(Alberto Iniesta–Obispo Auxiliar emérito de Madrid) Para bien o para mal, la Conferencia Episcopal está de moda. Hasta los que no tienen ni idea de los entresijos de la Iglesia, la citan con frecuencia, casi siempre en un tono crítico y polémico.
Es el caso que mientras otras reformas conciliares fueron recuperación de cosas antiguas, perdidas con el paso del tiempo y ahora venturosamente recuperadas –como el diálogo del presidente con la asamblea, el saludo de paz o la oración de los fieles en la Misa–, otras, en cambio, son estrictamente nuevas, como la Conferencia Episcopal de cada país. En realidad, no es totalmente nueva, ya que se trata de recoger y aplicar el espíritu de la colegialidad episcopal de los obispos entre sí y de éstos con el Papa, muy presente en la Iglesia en los primeros siglos.
Pero la Conferencia no funciona en una línea de mando, si cabe hablar así, sino de colaboración entre iguales, con el fin de estimular el intercambio pastoral de las diversas diócesis.

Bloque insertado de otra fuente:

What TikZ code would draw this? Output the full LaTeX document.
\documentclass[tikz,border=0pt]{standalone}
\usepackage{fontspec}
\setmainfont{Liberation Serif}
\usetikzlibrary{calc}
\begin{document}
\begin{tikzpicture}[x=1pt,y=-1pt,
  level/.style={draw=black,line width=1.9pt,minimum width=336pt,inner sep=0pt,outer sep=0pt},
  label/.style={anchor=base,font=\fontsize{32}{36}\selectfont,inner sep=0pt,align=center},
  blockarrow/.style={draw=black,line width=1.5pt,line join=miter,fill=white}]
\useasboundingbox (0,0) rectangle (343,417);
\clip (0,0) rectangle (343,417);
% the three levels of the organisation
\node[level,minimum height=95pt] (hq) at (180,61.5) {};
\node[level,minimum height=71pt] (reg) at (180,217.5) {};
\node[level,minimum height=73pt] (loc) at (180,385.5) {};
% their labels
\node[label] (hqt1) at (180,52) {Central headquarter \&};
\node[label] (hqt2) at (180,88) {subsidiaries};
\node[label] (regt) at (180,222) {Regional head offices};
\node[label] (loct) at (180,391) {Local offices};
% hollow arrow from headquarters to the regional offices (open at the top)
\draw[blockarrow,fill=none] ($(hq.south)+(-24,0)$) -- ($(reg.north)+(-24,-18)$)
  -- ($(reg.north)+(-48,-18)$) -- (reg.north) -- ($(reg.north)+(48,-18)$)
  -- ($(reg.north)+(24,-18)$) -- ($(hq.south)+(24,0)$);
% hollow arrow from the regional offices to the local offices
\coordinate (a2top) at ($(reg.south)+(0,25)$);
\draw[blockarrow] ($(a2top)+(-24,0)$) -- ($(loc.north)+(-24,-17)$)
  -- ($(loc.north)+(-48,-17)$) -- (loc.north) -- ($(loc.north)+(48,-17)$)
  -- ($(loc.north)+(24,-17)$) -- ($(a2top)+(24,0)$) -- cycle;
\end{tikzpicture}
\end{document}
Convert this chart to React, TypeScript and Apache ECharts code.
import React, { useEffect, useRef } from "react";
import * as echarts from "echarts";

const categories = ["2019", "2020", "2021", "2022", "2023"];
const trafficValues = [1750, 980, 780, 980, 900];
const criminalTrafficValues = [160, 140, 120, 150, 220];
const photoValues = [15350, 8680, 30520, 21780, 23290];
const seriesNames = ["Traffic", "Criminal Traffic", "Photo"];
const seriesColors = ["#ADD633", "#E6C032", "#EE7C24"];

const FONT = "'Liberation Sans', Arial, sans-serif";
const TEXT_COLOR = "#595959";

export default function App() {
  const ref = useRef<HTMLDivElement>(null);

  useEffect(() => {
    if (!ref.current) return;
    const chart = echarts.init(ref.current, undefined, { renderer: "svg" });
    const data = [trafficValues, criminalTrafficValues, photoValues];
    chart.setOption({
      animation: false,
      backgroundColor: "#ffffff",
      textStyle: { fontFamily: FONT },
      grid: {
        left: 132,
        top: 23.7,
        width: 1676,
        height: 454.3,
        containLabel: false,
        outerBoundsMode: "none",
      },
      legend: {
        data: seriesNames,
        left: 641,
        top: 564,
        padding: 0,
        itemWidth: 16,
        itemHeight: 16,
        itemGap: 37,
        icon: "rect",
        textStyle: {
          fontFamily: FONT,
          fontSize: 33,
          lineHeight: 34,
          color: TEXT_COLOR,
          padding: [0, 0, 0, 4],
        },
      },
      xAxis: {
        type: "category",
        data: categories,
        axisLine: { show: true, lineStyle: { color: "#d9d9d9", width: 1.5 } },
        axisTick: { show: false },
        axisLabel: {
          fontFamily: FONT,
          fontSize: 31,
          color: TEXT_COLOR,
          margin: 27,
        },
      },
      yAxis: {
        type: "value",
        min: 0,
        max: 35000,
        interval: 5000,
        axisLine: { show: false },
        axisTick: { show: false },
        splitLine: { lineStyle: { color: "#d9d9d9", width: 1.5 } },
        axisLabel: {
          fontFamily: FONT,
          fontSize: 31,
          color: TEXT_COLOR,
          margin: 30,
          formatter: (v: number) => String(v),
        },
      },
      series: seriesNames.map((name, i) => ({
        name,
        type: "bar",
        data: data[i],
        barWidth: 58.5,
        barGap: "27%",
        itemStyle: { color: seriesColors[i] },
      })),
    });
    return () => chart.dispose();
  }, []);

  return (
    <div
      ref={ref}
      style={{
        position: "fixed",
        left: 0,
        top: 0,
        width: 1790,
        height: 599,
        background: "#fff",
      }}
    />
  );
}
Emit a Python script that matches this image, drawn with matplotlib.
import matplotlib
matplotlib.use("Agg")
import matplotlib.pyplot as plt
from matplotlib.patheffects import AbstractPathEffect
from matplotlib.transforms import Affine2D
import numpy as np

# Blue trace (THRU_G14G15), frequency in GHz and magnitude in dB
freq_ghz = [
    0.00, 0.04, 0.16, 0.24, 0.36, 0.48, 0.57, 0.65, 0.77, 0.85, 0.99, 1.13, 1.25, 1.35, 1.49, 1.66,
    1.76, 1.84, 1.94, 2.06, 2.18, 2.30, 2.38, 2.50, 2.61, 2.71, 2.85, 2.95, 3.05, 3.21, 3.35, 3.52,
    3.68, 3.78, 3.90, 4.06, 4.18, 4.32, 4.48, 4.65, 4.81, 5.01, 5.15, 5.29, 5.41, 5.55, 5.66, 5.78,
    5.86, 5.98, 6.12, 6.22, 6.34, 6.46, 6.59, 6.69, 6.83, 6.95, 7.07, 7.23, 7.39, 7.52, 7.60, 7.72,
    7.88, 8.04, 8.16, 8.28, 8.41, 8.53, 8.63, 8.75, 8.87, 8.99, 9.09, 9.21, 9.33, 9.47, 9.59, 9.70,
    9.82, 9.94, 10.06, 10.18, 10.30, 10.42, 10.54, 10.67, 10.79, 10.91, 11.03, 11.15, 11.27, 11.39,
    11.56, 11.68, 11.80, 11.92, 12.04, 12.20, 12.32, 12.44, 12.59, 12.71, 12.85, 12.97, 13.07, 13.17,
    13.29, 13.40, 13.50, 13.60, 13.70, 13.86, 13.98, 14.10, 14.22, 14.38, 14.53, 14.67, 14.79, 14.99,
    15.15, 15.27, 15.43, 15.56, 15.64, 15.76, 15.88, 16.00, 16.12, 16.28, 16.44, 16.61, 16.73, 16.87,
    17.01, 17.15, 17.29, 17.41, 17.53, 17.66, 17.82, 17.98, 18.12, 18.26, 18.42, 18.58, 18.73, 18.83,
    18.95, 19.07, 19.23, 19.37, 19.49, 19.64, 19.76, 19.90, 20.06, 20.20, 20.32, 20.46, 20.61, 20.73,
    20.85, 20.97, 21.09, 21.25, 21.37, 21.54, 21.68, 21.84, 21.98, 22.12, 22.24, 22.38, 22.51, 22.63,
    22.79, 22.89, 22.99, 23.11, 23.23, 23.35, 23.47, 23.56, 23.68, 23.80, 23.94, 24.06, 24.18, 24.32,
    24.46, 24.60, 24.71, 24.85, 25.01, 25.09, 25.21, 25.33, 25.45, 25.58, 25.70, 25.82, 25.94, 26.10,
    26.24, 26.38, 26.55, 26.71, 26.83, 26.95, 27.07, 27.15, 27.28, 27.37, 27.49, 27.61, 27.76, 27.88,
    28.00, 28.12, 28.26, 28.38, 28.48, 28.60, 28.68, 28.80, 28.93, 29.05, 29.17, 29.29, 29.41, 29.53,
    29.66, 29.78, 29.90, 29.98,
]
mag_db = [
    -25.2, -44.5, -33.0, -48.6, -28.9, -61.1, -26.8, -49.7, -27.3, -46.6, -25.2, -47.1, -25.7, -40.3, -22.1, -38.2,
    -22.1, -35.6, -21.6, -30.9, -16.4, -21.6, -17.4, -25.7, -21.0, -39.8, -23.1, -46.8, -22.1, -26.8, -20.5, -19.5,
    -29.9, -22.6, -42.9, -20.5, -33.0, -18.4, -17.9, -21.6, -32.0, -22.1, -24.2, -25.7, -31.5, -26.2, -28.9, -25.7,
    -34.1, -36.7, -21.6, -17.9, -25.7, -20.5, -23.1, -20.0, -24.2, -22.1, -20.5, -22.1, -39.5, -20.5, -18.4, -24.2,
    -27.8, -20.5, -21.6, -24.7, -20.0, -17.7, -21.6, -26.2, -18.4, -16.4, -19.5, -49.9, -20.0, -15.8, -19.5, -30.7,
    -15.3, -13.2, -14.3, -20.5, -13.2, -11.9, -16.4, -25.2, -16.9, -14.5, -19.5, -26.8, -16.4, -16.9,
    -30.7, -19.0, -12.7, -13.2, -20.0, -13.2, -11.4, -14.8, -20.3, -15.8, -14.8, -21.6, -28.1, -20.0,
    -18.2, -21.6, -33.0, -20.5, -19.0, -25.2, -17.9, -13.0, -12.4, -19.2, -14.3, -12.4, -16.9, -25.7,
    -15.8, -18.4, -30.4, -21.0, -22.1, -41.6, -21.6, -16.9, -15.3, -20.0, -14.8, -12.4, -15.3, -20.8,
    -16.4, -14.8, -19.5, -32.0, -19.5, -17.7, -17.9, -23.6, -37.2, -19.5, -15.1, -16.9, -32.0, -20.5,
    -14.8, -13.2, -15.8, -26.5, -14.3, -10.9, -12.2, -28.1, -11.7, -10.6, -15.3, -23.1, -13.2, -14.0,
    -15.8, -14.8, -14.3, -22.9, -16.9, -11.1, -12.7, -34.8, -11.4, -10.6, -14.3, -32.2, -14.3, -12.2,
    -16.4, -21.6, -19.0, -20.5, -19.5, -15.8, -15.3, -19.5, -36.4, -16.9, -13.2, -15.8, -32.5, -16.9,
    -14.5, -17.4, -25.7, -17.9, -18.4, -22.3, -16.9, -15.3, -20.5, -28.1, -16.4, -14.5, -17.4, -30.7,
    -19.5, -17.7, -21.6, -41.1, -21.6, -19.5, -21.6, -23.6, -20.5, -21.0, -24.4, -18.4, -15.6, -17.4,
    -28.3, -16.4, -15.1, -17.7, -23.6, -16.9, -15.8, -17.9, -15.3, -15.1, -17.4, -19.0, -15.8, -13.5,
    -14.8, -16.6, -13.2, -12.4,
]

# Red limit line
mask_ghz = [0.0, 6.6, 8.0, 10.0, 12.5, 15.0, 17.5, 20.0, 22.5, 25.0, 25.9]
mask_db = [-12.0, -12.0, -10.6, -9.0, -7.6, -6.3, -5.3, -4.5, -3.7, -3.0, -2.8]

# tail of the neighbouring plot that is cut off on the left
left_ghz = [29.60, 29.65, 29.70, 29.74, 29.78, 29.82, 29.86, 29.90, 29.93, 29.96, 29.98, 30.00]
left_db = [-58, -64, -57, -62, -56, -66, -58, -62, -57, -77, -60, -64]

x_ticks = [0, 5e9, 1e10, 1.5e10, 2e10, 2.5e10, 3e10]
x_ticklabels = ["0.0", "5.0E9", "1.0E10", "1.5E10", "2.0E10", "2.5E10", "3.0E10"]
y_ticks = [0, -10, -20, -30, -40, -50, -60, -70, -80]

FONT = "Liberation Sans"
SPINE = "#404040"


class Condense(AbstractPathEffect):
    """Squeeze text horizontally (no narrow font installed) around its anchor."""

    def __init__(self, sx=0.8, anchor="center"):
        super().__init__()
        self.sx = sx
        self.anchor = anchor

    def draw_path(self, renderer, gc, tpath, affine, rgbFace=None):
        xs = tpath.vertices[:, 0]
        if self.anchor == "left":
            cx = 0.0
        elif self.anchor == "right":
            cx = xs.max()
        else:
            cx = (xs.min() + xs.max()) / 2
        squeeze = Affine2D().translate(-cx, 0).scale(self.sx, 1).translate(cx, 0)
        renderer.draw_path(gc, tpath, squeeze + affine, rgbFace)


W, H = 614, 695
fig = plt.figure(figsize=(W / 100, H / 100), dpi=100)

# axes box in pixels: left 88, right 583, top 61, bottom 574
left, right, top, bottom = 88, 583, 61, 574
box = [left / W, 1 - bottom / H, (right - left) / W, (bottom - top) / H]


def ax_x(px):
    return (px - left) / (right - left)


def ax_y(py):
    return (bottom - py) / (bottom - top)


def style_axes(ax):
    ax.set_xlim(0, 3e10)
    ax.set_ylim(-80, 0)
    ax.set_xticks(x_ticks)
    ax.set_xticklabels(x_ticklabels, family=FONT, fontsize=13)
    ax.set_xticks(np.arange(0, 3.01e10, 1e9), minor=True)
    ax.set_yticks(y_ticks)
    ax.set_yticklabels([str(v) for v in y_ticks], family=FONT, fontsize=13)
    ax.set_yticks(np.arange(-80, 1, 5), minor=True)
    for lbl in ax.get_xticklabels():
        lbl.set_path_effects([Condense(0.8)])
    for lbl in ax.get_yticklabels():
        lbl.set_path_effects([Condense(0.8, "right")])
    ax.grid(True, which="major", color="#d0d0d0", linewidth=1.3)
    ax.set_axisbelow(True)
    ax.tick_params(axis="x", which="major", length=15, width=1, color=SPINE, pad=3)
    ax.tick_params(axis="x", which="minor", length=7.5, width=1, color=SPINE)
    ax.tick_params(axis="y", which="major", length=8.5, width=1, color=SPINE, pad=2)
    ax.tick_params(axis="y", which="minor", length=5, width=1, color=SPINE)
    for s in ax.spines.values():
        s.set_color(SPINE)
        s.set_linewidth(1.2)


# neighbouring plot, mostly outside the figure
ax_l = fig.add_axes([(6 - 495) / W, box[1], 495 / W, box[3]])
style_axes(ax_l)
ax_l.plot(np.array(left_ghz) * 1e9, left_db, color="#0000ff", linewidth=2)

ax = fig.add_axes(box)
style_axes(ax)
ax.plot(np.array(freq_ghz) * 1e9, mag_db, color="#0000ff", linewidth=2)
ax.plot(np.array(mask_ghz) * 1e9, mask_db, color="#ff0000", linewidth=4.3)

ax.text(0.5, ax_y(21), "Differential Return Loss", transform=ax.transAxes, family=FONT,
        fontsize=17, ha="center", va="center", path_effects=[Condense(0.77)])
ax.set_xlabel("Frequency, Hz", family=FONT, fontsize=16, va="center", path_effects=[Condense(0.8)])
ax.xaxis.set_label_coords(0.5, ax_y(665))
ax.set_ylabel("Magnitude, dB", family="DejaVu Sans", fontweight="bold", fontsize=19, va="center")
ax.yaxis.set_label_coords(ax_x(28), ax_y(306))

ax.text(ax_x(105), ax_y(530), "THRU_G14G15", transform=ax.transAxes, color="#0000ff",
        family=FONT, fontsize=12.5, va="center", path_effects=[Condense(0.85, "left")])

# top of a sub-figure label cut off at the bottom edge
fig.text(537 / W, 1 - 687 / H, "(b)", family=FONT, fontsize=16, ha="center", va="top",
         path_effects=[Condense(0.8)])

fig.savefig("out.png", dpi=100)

Por eso, como yo mismo he oído explicar en diferentes ocasiones tanto a Rouco como a Blázquez, el presidente de la Conferencia, elegido por los demás obispos, no es un jefe al que tienen que obedecer, ya que en realidad la misma Conferencia no existe más que en los días en que se reúne en asamblea plenaria –en España, una semana, dos veces al año–.
Lo que da una imagen de continuidad es la existencia de los secretariados en sus diferentes especialidades, un enjambre de gente escogida de la base –laicos/as, religiosos/as, presbíteros– de las diversas diócesis por su preparación y especialización; todos, bajo la orientación de los obispos, trabajando codo con codo en el mismo edificio de la Casa de la Iglesia, como una colmena de vida eclesial, que ha influido muy positivamente en la pastoral de conjunto de la Iglesia española. También en este aspecto se podría decir que si la Conferencia Episcopal no existiera habría que inventarla.